The first thing I want to talk about is materials, including, for example, when Europeans came a few hundred years ago. I would also like to talk about the frequency of the sites. There are far more opportunities for sites, because the indigenous people have been here more than 10,000 years longer than Europeans. There were all those years to create historic sites. They have vastly more sites and, of course, we would want to make sure they have good representation, government-to-government representation, a specific spot on the board to ensure their presence, over and above other spots that could also be indigenous.
An example is that in the northern part of Yukon, we can see driftwood lying around. It could look like driftwood to any of us, but these are historic cariboo fences that were set up to guide the cariboo to spots where they could be hunted. The Europeans used materials that would last, cement, etc., not natural materials. The first nations people, indigenous people, use the land, natural materials, which are not as easy to distinguish.
Fish traps could perhaps be made out of willow. People would not necessarily know what these were, or bush camps that they used to live in, even at 40 below zero. Non-indigenous people on the board would not necessarily know what these are. They are much harder to detect because they are a part of nature. They always were part of nature.
There are a number of battle sites that, once again, non-indigenous people would have no idea where these might be. People would have to go to these sites to even be able to identify them.
There are far more frequent indigenous historical sites possible because of the 10,000-plus years of people living here. In my area alone, just one of the ridings in the country, there are six indigenous languages: Kutchin, Southern Tutchone, Northern Tutchone, Gwich'in, Kaska, and Hän, and maybe a few more.
It shows how bountiful the people were who lived on this land. There is a map in this month's National Geographic that shows all of the first nations and indigenous languages of Canada. It is so dense right across the country, we can imagine how many historic sites they must have. What people might not think of as indigenous sites in fact are. In my riding, for instance, we just had the 75th anniversary of the Alaska Highway. It was first nations' guides who followed their trails and showed the army where to build the highway. There were also Tlingit traders. When the gold rush came, people might think that was the first gold rush, but of course people had lived there for thousands of years, indeed 10,000 years ago, in the Bluefish Caves in Yukon, for instance.
The Tlingit from the coast had what they called the grease trail, the eulachon trail, to bring eulachon oil into the centre of Yukon. Non-indigenous historians would think that the Chilkoot Trail and the White Pass trail that gold rushers came in on were the start, but these were the first nations' trails from time immemorial, where they traded into the interior and had interactions, both positive and conflictual, with other indigenous people, and with the whole trading system, the whole economic system in the interior.
Another item that people would not necessarily know about was a volcano, roughly 1,100 years ago. If people dig beneath the surface in most of Yukon, they will see a layer of white ash. A whole new culture started in Yukon at that time. It changed from atlatl weapons to a bow and arrow. These are all things that only the indigenous people might draw us to.
Other aspects of indigenous history in Yukon are tar sites, where there was caribou dung piled on a hill.
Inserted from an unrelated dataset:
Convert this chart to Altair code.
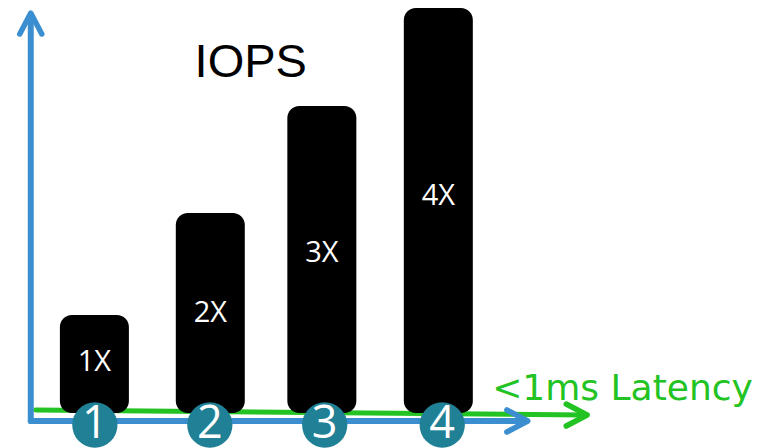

People might not know what that was if they did not have the appropriate education. These were discovered only a few years ago, actually. In the summer, the caribou have to get away from the bugs and go on ice patches in the mountains, which last all summer. For thousands of years people hunted the caribou on those sites, and now historical weapons are being found where those patches existed.
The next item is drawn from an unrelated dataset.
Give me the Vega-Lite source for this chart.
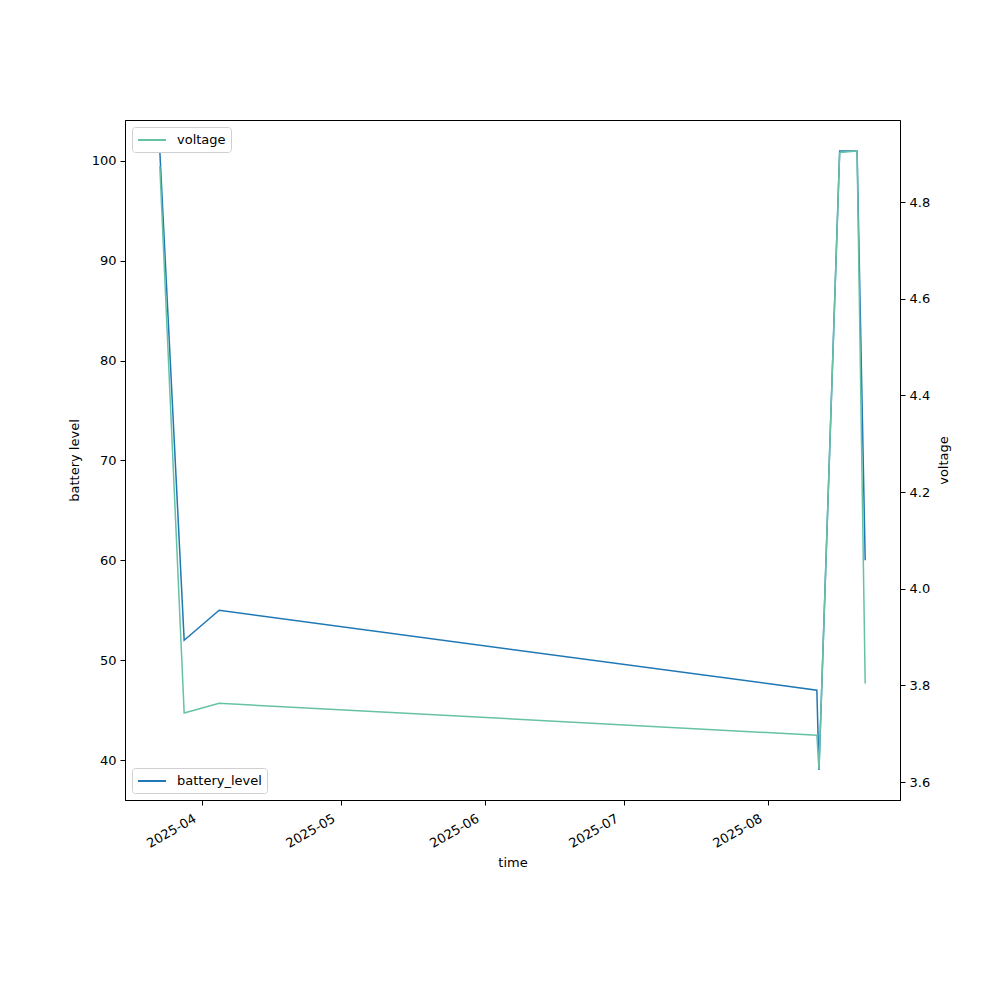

There is such a prevalence of aboriginal sites all across Canada, hundreds of different first nations. If they come from Europe, people might think they are all the same, but, as I said, there are 14 separate first nations just in my area, one riding of the country. We can imagine how many first nations there are across Canada, how much history, and how many historic sites, for which we need the interpretation and wisdom of the elders.
Fortunately, they had an oral history, and these records are in the minds of the people. We all agree that this oral history is an important part of the historic record of Canada. That is why it is so important that this bill creates spots for Inuit, Métis, and first nations people on the board, so that far more of these sites will be recognized and recorded for the very important history of our nation.